DESCRIPTION OF THE TASK |
Produce the listing below again, exactly as shown.

— start of PROVIDED MATERIAL —

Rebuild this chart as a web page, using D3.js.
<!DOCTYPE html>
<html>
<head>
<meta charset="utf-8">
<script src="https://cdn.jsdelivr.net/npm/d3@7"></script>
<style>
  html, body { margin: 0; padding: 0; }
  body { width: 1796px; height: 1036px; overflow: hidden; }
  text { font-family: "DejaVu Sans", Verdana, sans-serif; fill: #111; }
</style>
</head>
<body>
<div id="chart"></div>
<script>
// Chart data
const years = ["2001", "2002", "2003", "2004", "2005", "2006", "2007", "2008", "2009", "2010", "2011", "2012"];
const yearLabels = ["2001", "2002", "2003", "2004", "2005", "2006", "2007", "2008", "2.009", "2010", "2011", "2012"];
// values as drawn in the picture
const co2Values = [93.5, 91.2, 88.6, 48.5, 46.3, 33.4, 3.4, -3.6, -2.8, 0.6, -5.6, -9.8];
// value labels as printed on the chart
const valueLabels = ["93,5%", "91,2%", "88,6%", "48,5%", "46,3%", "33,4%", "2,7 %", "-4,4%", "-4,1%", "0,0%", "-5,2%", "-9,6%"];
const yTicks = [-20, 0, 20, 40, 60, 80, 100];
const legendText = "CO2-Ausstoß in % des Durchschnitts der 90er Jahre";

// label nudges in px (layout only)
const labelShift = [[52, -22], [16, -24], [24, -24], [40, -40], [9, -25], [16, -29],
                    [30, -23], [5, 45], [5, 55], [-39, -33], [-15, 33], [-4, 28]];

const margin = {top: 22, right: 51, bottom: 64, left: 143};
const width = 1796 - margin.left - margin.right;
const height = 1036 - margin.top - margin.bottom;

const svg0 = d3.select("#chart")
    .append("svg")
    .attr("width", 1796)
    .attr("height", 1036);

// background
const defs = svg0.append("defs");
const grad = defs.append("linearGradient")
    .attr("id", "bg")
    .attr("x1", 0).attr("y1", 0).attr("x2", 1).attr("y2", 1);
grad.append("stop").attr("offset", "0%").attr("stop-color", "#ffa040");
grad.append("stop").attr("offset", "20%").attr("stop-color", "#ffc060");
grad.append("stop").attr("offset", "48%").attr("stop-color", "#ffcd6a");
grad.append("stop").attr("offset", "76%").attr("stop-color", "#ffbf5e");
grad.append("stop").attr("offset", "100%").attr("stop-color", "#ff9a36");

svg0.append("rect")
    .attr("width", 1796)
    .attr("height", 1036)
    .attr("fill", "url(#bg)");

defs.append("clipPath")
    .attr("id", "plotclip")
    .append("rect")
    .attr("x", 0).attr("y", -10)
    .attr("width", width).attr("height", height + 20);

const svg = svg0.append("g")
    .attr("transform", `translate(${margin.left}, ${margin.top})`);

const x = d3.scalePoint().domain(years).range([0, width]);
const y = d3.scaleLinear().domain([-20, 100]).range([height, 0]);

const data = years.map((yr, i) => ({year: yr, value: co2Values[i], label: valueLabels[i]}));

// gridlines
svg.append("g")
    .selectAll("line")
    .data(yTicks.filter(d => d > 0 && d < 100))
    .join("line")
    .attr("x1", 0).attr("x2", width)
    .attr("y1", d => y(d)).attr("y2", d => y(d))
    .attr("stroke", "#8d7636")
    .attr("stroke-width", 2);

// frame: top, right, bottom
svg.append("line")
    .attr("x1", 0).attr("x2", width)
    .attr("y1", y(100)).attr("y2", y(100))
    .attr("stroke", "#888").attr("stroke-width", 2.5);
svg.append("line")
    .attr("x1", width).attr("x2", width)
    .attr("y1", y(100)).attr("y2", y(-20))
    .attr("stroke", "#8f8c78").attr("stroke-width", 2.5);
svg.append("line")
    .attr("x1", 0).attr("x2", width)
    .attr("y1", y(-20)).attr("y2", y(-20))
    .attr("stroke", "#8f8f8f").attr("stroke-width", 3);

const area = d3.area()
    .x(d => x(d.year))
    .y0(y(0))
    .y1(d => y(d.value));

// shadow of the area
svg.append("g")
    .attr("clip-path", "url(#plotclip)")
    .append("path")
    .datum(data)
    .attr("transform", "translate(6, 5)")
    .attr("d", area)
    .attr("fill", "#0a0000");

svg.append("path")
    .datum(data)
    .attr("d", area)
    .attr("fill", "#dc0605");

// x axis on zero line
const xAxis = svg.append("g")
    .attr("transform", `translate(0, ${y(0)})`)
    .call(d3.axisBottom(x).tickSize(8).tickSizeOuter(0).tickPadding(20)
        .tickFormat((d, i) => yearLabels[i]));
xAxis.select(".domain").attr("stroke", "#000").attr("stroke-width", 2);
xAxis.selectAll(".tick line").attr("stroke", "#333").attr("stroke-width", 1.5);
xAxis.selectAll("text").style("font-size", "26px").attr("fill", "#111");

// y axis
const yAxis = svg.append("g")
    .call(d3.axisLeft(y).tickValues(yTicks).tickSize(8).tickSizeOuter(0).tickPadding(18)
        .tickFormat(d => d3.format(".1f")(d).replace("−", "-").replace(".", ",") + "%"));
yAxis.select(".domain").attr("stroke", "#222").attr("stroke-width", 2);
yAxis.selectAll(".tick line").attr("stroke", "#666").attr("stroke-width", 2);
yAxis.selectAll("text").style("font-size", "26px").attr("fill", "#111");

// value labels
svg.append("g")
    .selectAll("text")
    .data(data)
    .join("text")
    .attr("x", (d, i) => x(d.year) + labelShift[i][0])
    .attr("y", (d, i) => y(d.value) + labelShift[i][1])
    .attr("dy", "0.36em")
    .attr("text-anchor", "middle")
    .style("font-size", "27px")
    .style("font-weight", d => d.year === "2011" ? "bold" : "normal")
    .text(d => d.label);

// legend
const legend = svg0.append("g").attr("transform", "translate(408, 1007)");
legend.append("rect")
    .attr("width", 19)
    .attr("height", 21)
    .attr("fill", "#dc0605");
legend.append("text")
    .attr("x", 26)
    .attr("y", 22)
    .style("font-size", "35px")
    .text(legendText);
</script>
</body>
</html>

— end of PROVIDED MATERIAL —

IN RESPONSE |
Rebuild this chart as a web page, using D3.js.
<!DOCTYPE html>
<html>
<head>
<meta charset="utf-8">
<script src="https://cdn.jsdelivr.net/npm/d3@7"></script>
<style>
  html, body { margin: 0; padding: 0; }
  body { width: 1796px; height: 1036px; overflow: hidden; }
  text { font-family: "DejaVu Sans", Verdana, sans-serif; fill: #111; }
</style>
</head>
<body>
<div id="chart"></div>
<script>
// Chart data
const years = ["2001", "2002", "2003", "2004", "2005", "2006", "2007", "2008", "2009", "2010", "2011", "2012"];
const yearLabels = ["2001", "2002", "2003", "2004", "2005", "2006", "2007", "2008", "2.009", "2010", "2011", "2012"];
// values as drawn in the picture
const co2Values = [93.5, 91.2, 88.6, 48.5, 46.3, 33.4, 3.4, -3.6, -2.8, 0.6, -5.6, -9.8];
// value labels as printed on the chart
const valueLabels = ["93,5%", "91,2%", "88,6%", "48,5%", "46,3%", "33,4%", "2,7 %", "-4,4%", "-4,1%", "0,0%", "-5,2%", "-9,6%"];
const yTicks = [-20, 0, 20, 40, 60, 80, 100];
const legendText = "CO2-Ausstoß in % des Durchschnitts der 90er Jahre";

// label nudges in px (layout only)
const labelShift = [[52, -22], [16, -24], [24, -24], [40, -40], [9, -25], [16, -29],
                    [30, -23], [5, 45], [5, 55], [-39, -33], [-15, 33], [-4, 28]];

const margin = {top: 22, right: 51, bottom: 64, left: 143};
const width = 1796 - margin.left - margin.right;
const height = 1036 - margin.top - margin.bottom;

const svg0 = d3.select("#chart")
    .append("svg")
    .attr("width", 1796)
    .attr("height", 1036);

// background
const defs = svg0.append("defs");
const grad = defs.append("linearGradient")
    .attr("id", "bg")
    .attr("x1", 0).attr("y1", 0).attr("x2", 1).attr("y2", 1);
grad.append("stop").attr("offset", "0%").attr("stop-color", "#ffa040");
grad.append("stop").attr("offset", "20%").attr("stop-color", "#ffc060");
grad.append("stop").attr("offset", "48%").attr("stop-color", "#ffcd6a");
grad.append("stop").attr("offset", "76%").attr("stop-color", "#ffbf5e");
grad.append("stop").attr("offset", "100%").attr("stop-color", "#ff9a36");

svg0.append("rect")
    .attr("width", 1796)
    .attr("height", 1036)
    .attr("fill", "url(#bg)");

defs.append("clipPath")
    .attr("id", "plotclip")
    .append("rect")
    .attr("x", 0).attr("y", -10)
    .attr("width", width).attr("height", height + 20);

const svg = svg0.append("g")
    .attr("transform", `translate(${margin.left}, ${margin.top})`);

const x = d3.scalePoint().domain(years).range([0, width]);
const y = d3.scaleLinear().domain([-20, 100]).range([height, 0]);

const data = years.map((yr, i) => ({year: yr, value: co2Values[i], label: valueLabels[i]}));

// gridlines
svg.append("g")
    .selectAll("line")
    .data(yTicks.filter(d => d > 0 && d < 100))
    .join("line")
    .attr("x1", 0).attr("x2", width)
    .attr("y1", d => y(d)).attr("y2", d => y(d))
    .attr("stroke", "#8d7636")
    .attr("stroke-width", 2);

// frame: top, right, bottom
svg.append("line")
    .attr("x1", 0).attr("x2", width)
    .attr("y1", y(100)).attr("y2", y(100))
    .attr("stroke", "#888").attr("stroke-width", 2.5);
svg.append("line")
    .attr("x1", width).attr("x2", width)
    .attr("y1", y(100)).attr("y2", y(-20))
    .attr("stroke", "#8f8c78").attr("stroke-width", 2.5);
svg.append("line")
    .attr("x1", 0).attr("x2", width)
    .attr("y1", y(-20)).attr("y2", y(-20))
    .attr("stroke", "#8f8f8f").attr("stroke-width", 3);

const area = d3.area()
    .x(d => x(d.year))
    .y0(y(0))
    .y1(d => y(d.value));

// shadow of the area
svg.append("g")
    .attr("clip-path", "url(#plotclip)")
    .append("path")
    .datum(data)
    .attr("transform", "translate(6, 5)")
    .attr("d", area)
    .attr("fill", "#0a0000");

svg.append("path")
    .datum(data)
    .attr("d", area)
    .attr("fill", "#dc0605");

// x axis on zero line
const xAxis = svg.append("g")
    .attr("transform", `translate(0, ${y(0)})`)
    .call(d3.axisBottom(x).tickSize(8).tickSizeOuter(0).tickPadding(20)
        .tickFormat((d, i) => yearLabels[i]));
xAxis.select(".domain").attr("stroke", "#000").attr("stroke-width", 2);
xAxis.selectAll(".tick line").attr("stroke", "#333").attr("stroke-width", 1.5);
xAxis.selectAll("text").style("font-size", "26px").attr("fill", "#111");

// y axis
const yAxis = svg.append("g")
    .call(d3.axisLeft(y).tickValues(yTicks).tickSize(8).tickSizeOuter(0).tickPadding(18)
        .tickFormat(d => d3.format(".1f")(d).replace("−", "-").replace(".", ",") + "%"));
yAxis.select(".domain").attr("stroke", "#222").attr("stroke-width", 2);
yAxis.selectAll(".tick line").attr("stroke", "#666").attr("stroke-width", 2);
yAxis.selectAll("text").style("font-size", "26px").attr("fill", "#111");

// value labels
svg.append("g")
    .selectAll("text")
    .data(data)
    .join("text")
    .attr("x", (d, i) => x(d.year) + labelShift[i][0])
    .attr("y", (d, i) => y(d.value) + labelShift[i][1])
    .attr("dy", "0.36em")
    .attr("text-anchor", "middle")
    .style("font-size", "27px")
    .style("font-weight", d => d.year === "2011" ? "bold" : "normal")
    .text(d => d.label);

// legend
const legend = svg0.append("g").attr("transform", "translate(408, 1007)");
legend.append("rect")
    .attr("width", 19)
    .attr("height", 21)
    .attr("fill", "#dc0605");
legend.append("text")
    .attr("x", 26)
    .attr("y", 22)
    .style("font-size", "35px")
    .text(legendText);
</script>
</body>
</html>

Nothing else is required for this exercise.